Par ailleurs, en face, dans les Pays de la Loire, beaucoup vont maintenant nous jurer, la main sur le cœur, qu’ils voulaient absolument la fusion avec la Bretagne. Or les mêmes, depuis vingt-cinq ans, consacrent énormément d’énergie à empêcher que cette fusion puisse se faire… Un tel niveau d’hypocrisie collective me laisse stupéfait !

Depuis des années, le président Auxiette tient un discours anti-breton incroyable : tous les poncifs sur l’identité bretonne, qui serait un repli sur soi, y sont passés. Comment voulez-vous faire la fusion avec des gens qui ne cessent de dénigrer les Bretons ? Il est tout de même difficile d’y parvenir sur de telles bases !

Je suis tout aussi critique à l’égard de l’attitude de mes amis bretons, qui se montrent incapables d’admettre qu’une partie de l’avenir de l’ouest breton tient au lien fort qui unit celui-ci à la métropole de Bretagne sud et capitale historique de la Bretagne qu’est Nantes.

Le débat, tel qu’il est posé, constitue un moment politique important et assez triste pour l’Ouest, en ce qu’il marque un effondrement de la capacité collective à porter un projet. Mes propos sont extrêmement sévères, parce que je crois que c’est vraiment ce à quoi nous assistons aujourd’hui.
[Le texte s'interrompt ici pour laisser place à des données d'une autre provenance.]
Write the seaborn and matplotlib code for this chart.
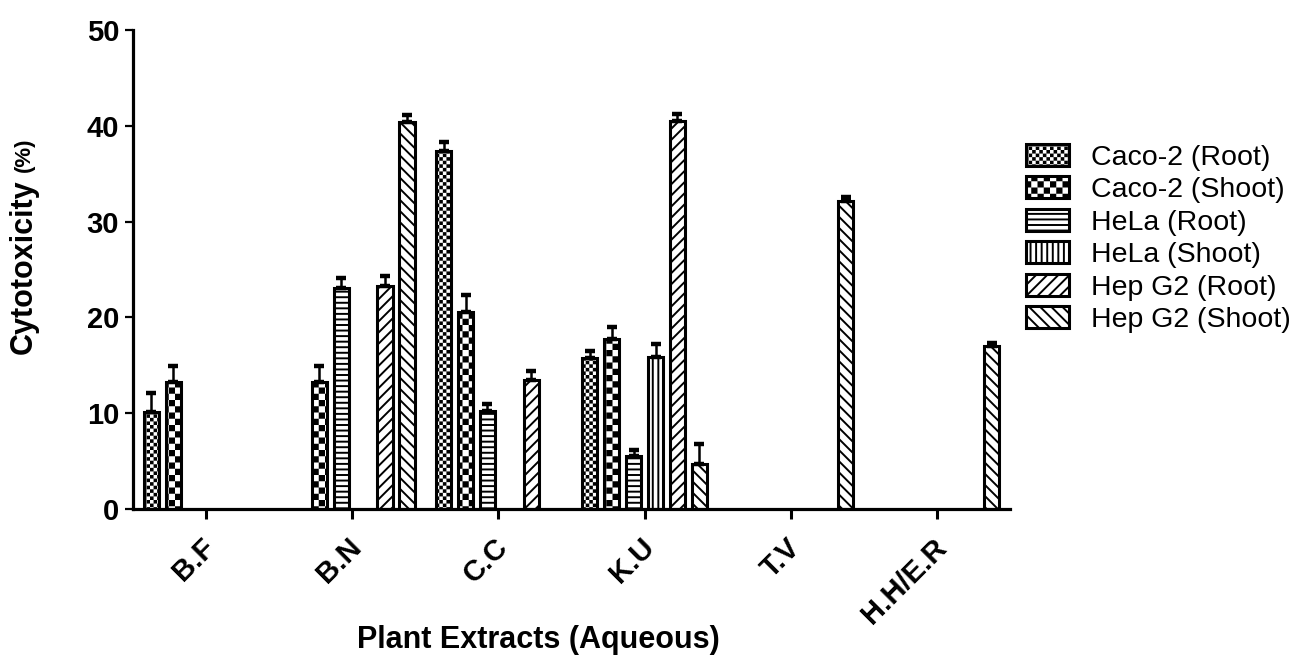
import numpy as np
import pandas as pd
import matplotlib
matplotlib.use("Agg")
import matplotlib.pyplot as plt
import matplotlib.hatch as mhatch
import matplotlib.transforms as mtrans
from matplotlib.path import Path
import seaborn as sns

# ---------------- data ----------------
extracts = ["B.F", "B.N", "C.C", "K.U", "T.V", "H.H/E.R"]
series = ["Caco-2 (Root)", "Caco-2 (Shoot)", "HeLa (Root)", "HeLa (Shoot)",
          "Hep G2 (Root)", "Hep G2 (Shoot)"]
nan = np.nan
caco2_root = [10.1, nan, 37.4, 15.8, nan, nan]
caco2_root_err = [2.0, nan, 0.9, 0.7, nan, nan]
caco2_shoot = [13.3, 13.3, 20.6, 17.7, nan, nan]
caco2_shoot_err = [1.6, 1.6, 1.7, 1.3, nan, nan]
hela_root = [nan, 23.1, 10.2, 5.5, nan, nan]
hela_root_err = [nan, 1.0, 0.8, 0.7, nan, nan]
hela_shoot = [nan, nan, nan, 15.9, nan, nan]
hela_shoot_err = [nan, nan, nan, 1.3, nan, nan]
hepg2_root = [nan, 23.3, 13.5, 40.5, nan, nan]
hepg2_root_err = [nan, 1.0, 0.9, 0.7, nan, nan]
hepg2_shoot = [nan, 40.4, nan, 4.7, 32.2, 17.0]
hepg2_shoot_err = [nan, 0.7, nan, 2.1, 0.4, 0.3]

values = [caco2_root, caco2_shoot, hela_root, hela_shoot, hepg2_root, hepg2_shoot]
errors = [caco2_root_err, caco2_shoot_err, hela_root_err, hela_shoot_err,
          hepg2_root_err, hepg2_shoot_err]
hatches = ["o", "O", "---", "|||", "///", "\\\\\\"]

rows = []
for s, vals, errs in zip(series, values, errors):
    for e, v, er in zip(extracts, vals, errs):
        if not np.isnan(v):
            rows.append({"extract": e, "series": s, "value": v, "err": er})
df = pd.DataFrame(rows)

# ---------------- style ----------------
sns.set_style("ticks")
plt.rcParams["font.family"] = ["Liberation Sans", "DejaVu Sans"]
plt.rcParams["hatch.linewidth"] = 1.4
plt.rcParams["hatch.color"] = "black"
plt.rcParams["text.color"] = "black"
plt.rcParams["axes.labelcolor"] = "black"
plt.rcParams["axes.edgecolor"] = "black"
plt.rcParams["xtick.color"] = "black"
plt.rcParams["ytick.color"] = "black"


# custom checkerboard hatches ('o' fine, 'O' coarse)
class _Checker(mhatch.HatchPatternBase):
    char = "o"
    cells = 28

    def __init__(self, hatch, density):
        self.num_vertices = 0
        if hatch is not None and hatch.count(self.char):
            self.num_vertices = (self.cells * self.cells // 2) * 5

    def set_vertices_and_codes(self, vertices, codes):
        n = self.cells
        s = 1.0 / n
        inset = plt.rcParams["hatch.linewidth"] / 72.0 / 2.0
        k = 0
        for i in range(n):
            for j in range(n):
                if (i + j) % 2 == 0:
                    x0, y0 = i * s + inset, j * s + inset
                    x1, y1 = (i + 1) * s - inset, (j + 1) * s - inset
                    vertices[k:k + 5] = [(x0, y0), (x1, y0), (x1, y1), (x0, y1), (x0, y0)]
                    codes[k] = Path.MOVETO
                    codes[k + 1:k + 4] = Path.LINETO
                    codes[k + 4] = Path.CLOSEPOLY
                    k += 5


class FineChecker(_Checker):
    char = "o"
    cells = 28


class CoarseChecker(_Checker):
    char = "O"
    cells = 16


mhatch._hatch_types = [h for h in mhatch._hatch_types
                       if h not in (mhatch.SmallCircles, mhatch.LargeCircles)]
mhatch._hatch_types += [FineChecker, CoarseChecker]

# ---------------- figure ----------------
W, H = 1307, 664
fig = plt.figure(figsize=(W / 100, H / 100), dpi=100)
ax = fig.add_axes([133 / W, 1 - 509 / H, (1010 - 133) / W, (509 - 30) / H])

group_width = 0.9
sns.barplot(data=df, x="extract", y="value", hue="series",
            order=extracts, hue_order=series, palette=["white"] * 6,
            saturation=1, edgecolor="black", linewidth=2.2,
            width=group_width, gap=0.3, errorbar=None, legend=False, ax=ax)

slot = group_width / len(series)
first_patch = {}
err_x = {i: [] for i in range(len(series))}
err_y = {i: [] for i in range(len(series))}
err_e = {i: [] for i in range(len(series))}
for p in ax.patches:
    xc = p.get_x() + p.get_width() / 2
    gi = int(round(xc))
    hi = int(np.floor((xc - gi + group_width / 2) / slot))
    hi = min(max(hi, 0), len(series) - 1)
    p.set_hatch(hatches[hi])
    p.set_edgecolor("black")
    p.set_linewidth(2.2)
    first_patch.setdefault(hi, p)
    err_x[hi].append(xc)
    err_y[hi].append(p.get_height())
    err_e[hi].append(errors[hi][gi])

for hi in range(len(series)):
    if err_x[hi]:
        e = np.array(err_e[hi])
        ax.errorbar(err_x[hi], err_y[hi], yerr=[np.zeros_like(e), e], fmt="none",
                    ecolor="black", elinewidth=1.8, capsize=3.5, capthick=3.2,
                    zorder=5)

ax.set_xlim(-0.5, 5.5)
ax.set_ylim(0, 50)
ax.set_yticks([0, 10, 20, 30, 40, 50])
for sp in ["top", "right"]:
    ax.spines[sp].set_visible(False)
for sp in ["left", "bottom"]:
    ax.spines[sp].set_linewidth(2.3)
    ax.spines[sp].set_color("black")

ax.tick_params(axis="y", length=6, width=1.6, pad=4, labelsize=21, colors="black")
ax.tick_params(axis="x", length=7.5, width=2.2, pad=17, labelsize=21, colors="black")
for lab in ax.get_yticklabels():
    lab.set_fontweight("bold")
ax.set_xticks(range(len(extracts)))
ax.set_xticklabels(extracts, rotation=45, ha="right", va="center",
                   rotation_mode="anchor", fontweight="bold")
shift = mtrans.ScaledTranslation(5 / 100, 0, fig.dpi_scale_trans)
for lab in ax.get_xticklabels():
    lab.set_transform(lab.get_transform() + shift)

ax.set_xlabel("Plant Extracts (Aqueous)", fontsize=22, fontweight="bold",
              color="black")
ax.xaxis.label.set_va("center")
ax.xaxis.set_label_coords((538 - 133) / 877, (509 - 640) / 479)
ax.set_ylabel("")

fig.text(24 / W, 1 - 267 / H, "Cytotoxicity", rotation=90, fontsize=22,
         fontweight="bold", ha="center", va="center", color="black")
fig.text(24 / W, 1 - 155 / H, "(%)", rotation=90, fontsize=16,
         fontweight="bold", ha="center", va="center", color="black")

handles = [first_patch[i] for i in range(len(series))]
fig.legend(handles, series, loc="upper left",
           bbox_to_anchor=(1026 / W, 1 - 144 / H), frameon=False,
           fontsize=20.5, borderpad=0, borderaxespad=0, labelspacing=0.2,
           handlelength=1.5, handleheight=0.8, handletextpad=0.8,
           labelcolor="black")

fig.savefig("out.png", dpi=100)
Les uns et les autres invoquent ensuite le droit d’option, en nouant des alliances un peu étonnantes. J’ai ainsi vu passer une proposition visant à réunir la région Centre et l’ouest breton, en passant par-dessus les Pays de la Loire… On invente toutes sortes de choses qui n’ont strictement aucun sens. Je crois qu’il nous faut réagir collectivement devant cette impasse, cette incapacité à mener un projet collectif. Il faut peut-être redonner la parole au peuple, mais ceux-là mêmes qui prônent la fusion voteront contre toute capacité d’initiative référendaire et limiteront l’exercice du droit d’option, parce que celui-ci les tétanise. Les incohérences vont donc se poursuivre, dans l’attente de l’émergence d’une vision partagée.